▸ **Task goal**
Write out each line exactly as given. Leave the pictures out of your copy.

▸ **Data block**
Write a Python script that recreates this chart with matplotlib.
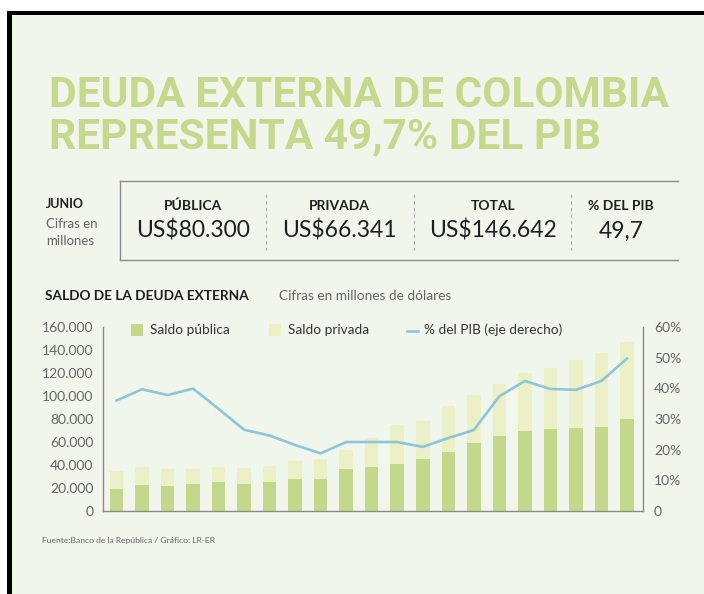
import numpy as np
import matplotlib
matplotlib.use("Agg")
import matplotlib.pyplot as plt
from matplotlib.patches import Rectangle
from matplotlib.lines import Line2D

# ----------------------------
# Data (millones de dolares / % del PIB)
# ----------------------------
saldo_publica = [19500, 22700, 21500, 23600, 25000, 23300, 25000, 27600, 28200, 36100, 38400,
                 41300, 45400, 51500, 58800, 65200, 69800, 71000, 71900, 72700, 80300]
saldo_privada = [15400, 15400, 14600, 13300, 13400, 14500, 14000, 15500, 17200, 17100, 25300,
                 33800, 32600, 39800, 42100, 45600, 50100, 53200, 59300, 64600, 66341]
pct_pib = [36.0, 39.7, 37.8, 39.9, 33.3, 26.5, 24.6, 21.5, 18.8, 22.5, 22.5,
           22.5, 20.9, 23.8, 26.4, 37.4, 42.4, 39.8, 39.5, 42.4, 49.7]

left_ticks = [0, 20000, 40000, 60000, 80000, 100000, 120000, 140000, 160000]
left_labels = ["0", "20.000", "40.000", "60.000", "80.000", "100.000", "120.000", "140.000", "160.000"]
right_ticks = [0, 10, 20, 30, 40, 50, 60]
right_labels = ["0", "10%", "20%", "30%", "40%", "50%", "60%"]

box_headers = ["PÚBLICA", "PRIVADA", "TOTAL", "% DEL PIB"]
box_values = ["US$80.300", "US$66.341", "US$146.642", "49,7"]

# ----------------------------
# Style
# ----------------------------
BG = "#f1f6ec"
GREEN_TITLE = "#c5d98d"
C_PUB = "#c3d88a"
C_PRIV = "#ecf0c6"
C_LINE = "#8cc7d9"
DARK = "#1f1f1f"
GREY = "#666666"
AXIS = "#8a8a8a"

plt.rcParams["font.family"] = ["Lato", "DejaVu Sans"]

W, H = 704, 594
fig = plt.figure(figsize=(W / 100, H / 100), dpi=100, facecolor="white")


def fx(x):
    return x / W


def fy(y):
    return 1 - y / H


# background + frame
fig.patches.append(Rectangle((fx(12), 0), 1 - fx(12), fy(15), transform=fig.transFigure,
                             facecolor=BG, edgecolor="none", zorder=-10))
fig.patches.append(Rectangle((fx(7), fy(15)), 1 - fx(7), 4 / H, transform=fig.transFigure,
                             facecolor="black", edgecolor="none", zorder=-9))
fig.patches.append(Rectangle((fx(7), 0), 5 / W, fy(11), transform=fig.transFigure,
                             facecolor="black", edgecolor="none", zorder=-9))

# title
fig.text(fx(49), fy(107), "DEUDA EXTERNA DE COLOMBIA", family=["Roboto", "DejaVu Sans"],
         fontweight="bold", fontsize=30.5, color=GREEN_TITLE, va="baseline", ha="left")
fig.text(fx(49), fy(148), "REPRESENTA 49,7% DEL PIB", family=["Roboto", "DejaVu Sans"],
         fontweight="bold", fontsize=30.5, color=GREEN_TITLE, va="baseline", ha="left")

# info box
fig.text(fx(46), fy(204), "JUNIO", fontweight="bold", fontsize=9, color=DARK, va="center")
fig.text(fx(46), fy(224), "Cifras en", fontsize=9.5, color=GREY, va="center")
fig.text(fx(46), fy(241), "millones", fontsize=9.5, color=GREY, va="center")

fig.add_artist(Line2D([fx(120), fx(678)], [fy(181), fy(181)], color=AXIS, lw=1.0))
fig.add_artist(Line2D([fx(120), fx(678)], [fy(260), fy(260)], color=AXIS, lw=1.0))
fig.add_artist(Line2D([fx(120), fx(120)], [fy(181), fy(260)], color=AXIS, lw=1.0))
for sx in [266, 414, 571]:
    fig.add_artist(Line2D([fx(sx), fx(sx)], [fy(194), fy(250)], color="#aaaaaa", lw=0.8,
                          linestyle=(0, (3, 3))))

for cx, head, val in zip([193, 339, 493, 621], box_headers, box_values):
    fig.text(fx(cx), fy(206), head, fontweight="bold", fontsize=10, color=DARK,
             ha="center", va="center")
    fig.text(fx(cx), fy(231), val, fontsize=16.5, color=DARK, ha="center", va="center")

# chart headers
fig.text(fx(45), fy(296), "SALDO DE LA DEUDA EXTERNA", fontweight="bold", fontsize=9.8,
         color=DARK, va="center")
fig.text(fx(279), fy(296), "Cifras en millones de dólares", fontsize=9.8, color=GREY, va="center")

# ----------------------------
# Chart
# ----------------------------
ax = fig.add_axes([fx(103), fy(511), fx(643) - fx(103), (511 - 327) / H])
ax.set_facecolor("none")
x = np.arange(len(saldo_publica))
width = 0.53
ax.bar(x, saldo_publica, width=width, color=C_PUB, zorder=2)
ax.bar(x, saldo_privada, width=width, bottom=saldo_publica, color=C_PRIV, zorder=2)
ax.set_xlim(-0.53, 20.63)
ax.set_ylim(0, 160000)
ax.set_yticks(left_ticks)
ax.set_yticklabels(left_labels)
ax.set_xticks([])
ax.tick_params(axis="y", length=0, pad=7, labelsize=10, labelcolor=GREY)
for s in ["top", "right"]:
    ax.spines[s].set_visible(False)
for s in ["left", "bottom"]:
    ax.spines[s].set_color(AXIS)
    ax.spines[s].set_linewidth(1.0)

ax2 = ax.twinx()
ax2.plot(x, pct_pib, color=C_LINE, lw=1.9, zorder=3)
ax2.set_ylim(0, 60)
ax2.set_yticks(right_ticks)
ax2.set_yticklabels(right_labels)
ax2.tick_params(axis="y", length=0, pad=8, labelsize=10, labelcolor=GREY)
for s in ["top", "left", "bottom"]:
    ax2.spines[s].set_visible(False)
ax2.spines["right"].set_color(AXIS)
ax2.spines["right"].set_linewidth(1.0)

# legend
ly = 330
fig.patches.append(Rectangle((fx(131), fy(ly + 6)), 12 / W, 12 / H, transform=fig.transFigure,
                             facecolor=C_PUB, edgecolor="none"))
fig.text(fx(150), fy(ly), "Saldo pública", fontsize=9.8, color="#333333", va="center")
fig.patches.append(Rectangle((fx(269), fy(ly + 6)), 12 / W, 12 / H, transform=fig.transFigure,
                             facecolor=C_PRIV, edgecolor="none"))
fig.text(fx(288), fy(ly), "Saldo privada", fontsize=9.8, color="#333333", va="center")
fig.add_artist(Line2D([fx(407), fx(418)], [fy(ly + 1), fy(ly + 1)], color=C_LINE, lw=1.9))
fig.text(fx(424), fy(ly), "% del PIB (eje derecho)", fontsize=9.8, color="#333333", va="center")

# source
fig.text(fx(42), fy(540), "Fuente:Banco de la República / Gráfico: LR-ER", fontsize=6.1,
         color=GREY, va="center")

fig.savefig("out.png", dpi=100, facecolor="white")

▸ **Result for this exercise**
Write a Python script that recreates this chart with matplotlib.
import numpy as np
import matplotlib
matplotlib.use("Agg")
import matplotlib.pyplot as plt
from matplotlib.patches import Rectangle
from matplotlib.lines import Line2D

# ----------------------------
# Data (millones de dolares / % del PIB)
# ----------------------------
saldo_publica = [19500, 22700, 21500, 23600, 25000, 23300, 25000, 27600, 28200, 36100, 38400,
                 41300, 45400, 51500, 58800, 65200, 69800, 71000, 71900, 72700, 80300]
saldo_privada = [15400, 15400, 14600, 13300, 13400, 14500, 14000, 15500, 17200, 17100, 25300,
                 33800, 32600, 39800, 42100, 45600, 50100, 53200, 59300, 64600, 66341]
pct_pib = [36.0, 39.7, 37.8, 39.9, 33.3, 26.5, 24.6, 21.5, 18.8, 22.5, 22.5,
           22.5, 20.9, 23.8, 26.4, 37.4, 42.4, 39.8, 39.5, 42.4, 49.7]

left_ticks = [0, 20000, 40000, 60000, 80000, 100000, 120000, 140000, 160000]
left_labels = ["0", "20.000", "40.000", "60.000", "80.000", "100.000", "120.000", "140.000", "160.000"]
right_ticks = [0, 10, 20, 30, 40, 50, 60]
right_labels = ["0", "10%", "20%", "30%", "40%", "50%", "60%"]

box_headers = ["PÚBLICA", "PRIVADA", "TOTAL", "% DEL PIB"]
box_values = ["US$80.300", "US$66.341", "US$146.642", "49,7"]

# ----------------------------
# Style
# ----------------------------
BG = "#f1f6ec"
GREEN_TITLE = "#c5d98d"
C_PUB = "#c3d88a"
C_PRIV = "#ecf0c6"
C_LINE = "#8cc7d9"
DARK = "#1f1f1f"
GREY = "#666666"
AXIS = "#8a8a8a"

plt.rcParams["font.family"] = ["Lato", "DejaVu Sans"]

W, H = 704, 594
fig = plt.figure(figsize=(W / 100, H / 100), dpi=100, facecolor="white")


def fx(x):
    return x / W


def fy(y):
    return 1 - y / H


# background + frame
fig.patches.append(Rectangle((fx(12), 0), 1 - fx(12), fy(15), transform=fig.transFigure,
                             facecolor=BG, edgecolor="none", zorder=-10))
fig.patches.append(Rectangle((fx(7), fy(15)), 1 - fx(7), 4 / H, transform=fig.transFigure,
                             facecolor="black", edgecolor="none", zorder=-9))
fig.patches.append(Rectangle((fx(7), 0), 5 / W, fy(11), transform=fig.transFigure,
                             facecolor="black", edgecolor="none", zorder=-9))

# title
fig.text(fx(49), fy(107), "DEUDA EXTERNA DE COLOMBIA", family=["Roboto", "DejaVu Sans"],
         fontweight="bold", fontsize=30.5, color=GREEN_TITLE, va="baseline", ha="left")
fig.text(fx(49), fy(148), "REPRESENTA 49,7% DEL PIB", family=["Roboto", "DejaVu Sans"],
         fontweight="bold", fontsize=30.5, color=GREEN_TITLE, va="baseline", ha="left")

# info box
fig.text(fx(46), fy(204), "JUNIO", fontweight="bold", fontsize=9, color=DARK, va="center")
fig.text(fx(46), fy(224), "Cifras en", fontsize=9.5, color=GREY, va="center")
fig.text(fx(46), fy(241), "millones", fontsize=9.5, color=GREY, va="center")

fig.add_artist(Line2D([fx(120), fx(678)], [fy(181), fy(181)], color=AXIS, lw=1.0))
fig.add_artist(Line2D([fx(120), fx(678)], [fy(260), fy(260)], color=AXIS, lw=1.0))
fig.add_artist(Line2D([fx(120), fx(120)], [fy(181), fy(260)], color=AXIS, lw=1.0))
for sx in [266, 414, 571]:
    fig.add_artist(Line2D([fx(sx), fx(sx)], [fy(194), fy(250)], color="#aaaaaa", lw=0.8,
                          linestyle=(0, (3, 3))))

for cx, head, val in zip([193, 339, 493, 621], box_headers, box_values):
    fig.text(fx(cx), fy(206), head, fontweight="bold", fontsize=10, color=DARK,
             ha="center", va="center")
    fig.text(fx(cx), fy(231), val, fontsize=16.5, color=DARK, ha="center", va="center")

# chart headers
fig.text(fx(45), fy(296), "SALDO DE LA DEUDA EXTERNA", fontweight="bold", fontsize=9.8,
         color=DARK, va="center")
fig.text(fx(279), fy(296), "Cifras en millones de dólares", fontsize=9.8, color=GREY, va="center")

# ----------------------------
# Chart
# ----------------------------
ax = fig.add_axes([fx(103), fy(511), fx(643) - fx(103), (511 - 327) / H])
ax.set_facecolor("none")
x = np.arange(len(saldo_publica))
width = 0.53
ax.bar(x, saldo_publica, width=width, color=C_PUB, zorder=2)
ax.bar(x, saldo_privada, width=width, bottom=saldo_publica, color=C_PRIV, zorder=2)
ax.set_xlim(-0.53, 20.63)
ax.set_ylim(0, 160000)
ax.set_yticks(left_ticks)
ax.set_yticklabels(left_labels)
ax.set_xticks([])
ax.tick_params(axis="y", length=0, pad=7, labelsize=10, labelcolor=GREY)
for s in ["top", "right"]:
    ax.spines[s].set_visible(False)
for s in ["left", "bottom"]:
    ax.spines[s].set_color(AXIS)
    ax.spines[s].set_linewidth(1.0)

ax2 = ax.twinx()
ax2.plot(x, pct_pib, color=C_LINE, lw=1.9, zorder=3)
ax2.set_ylim(0, 60)
ax2.set_yticks(right_ticks)
ax2.set_yticklabels(right_labels)
ax2.tick_params(axis="y", length=0, pad=8, labelsize=10, labelcolor=GREY)
for s in ["top", "left", "bottom"]:
    ax2.spines[s].set_visible(False)
ax2.spines["right"].set_color(AXIS)
ax2.spines["right"].set_linewidth(1.0)

# legend
ly = 330
fig.patches.append(Rectangle((fx(131), fy(ly + 6)), 12 / W, 12 / H, transform=fig.transFigure,
                             facecolor=C_PUB, edgecolor="none"))
fig.text(fx(150), fy(ly), "Saldo pública", fontsize=9.8, color="#333333", va="center")
fig.patches.append(Rectangle((fx(269), fy(ly + 6)), 12 / W, 12 / H, transform=fig.transFigure,
                             facecolor=C_PRIV, edgecolor="none"))
fig.text(fx(288), fy(ly), "Saldo privada", fontsize=9.8, color="#333333", va="center")
fig.add_artist(Line2D([fx(407), fx(418)], [fy(ly + 1), fy(ly + 1)], color=C_LINE, lw=1.9))
fig.text(fx(424), fy(ly), "% del PIB (eje derecho)", fontsize=9.8, color="#333333", va="center")

# source
fig.text(fx(42), fy(540), "Fuente:Banco de la República / Gráfico: LR-ER", fontsize=6.1,
         color=GREY, va="center")

fig.savefig("out.png", dpi=100, facecolor="white")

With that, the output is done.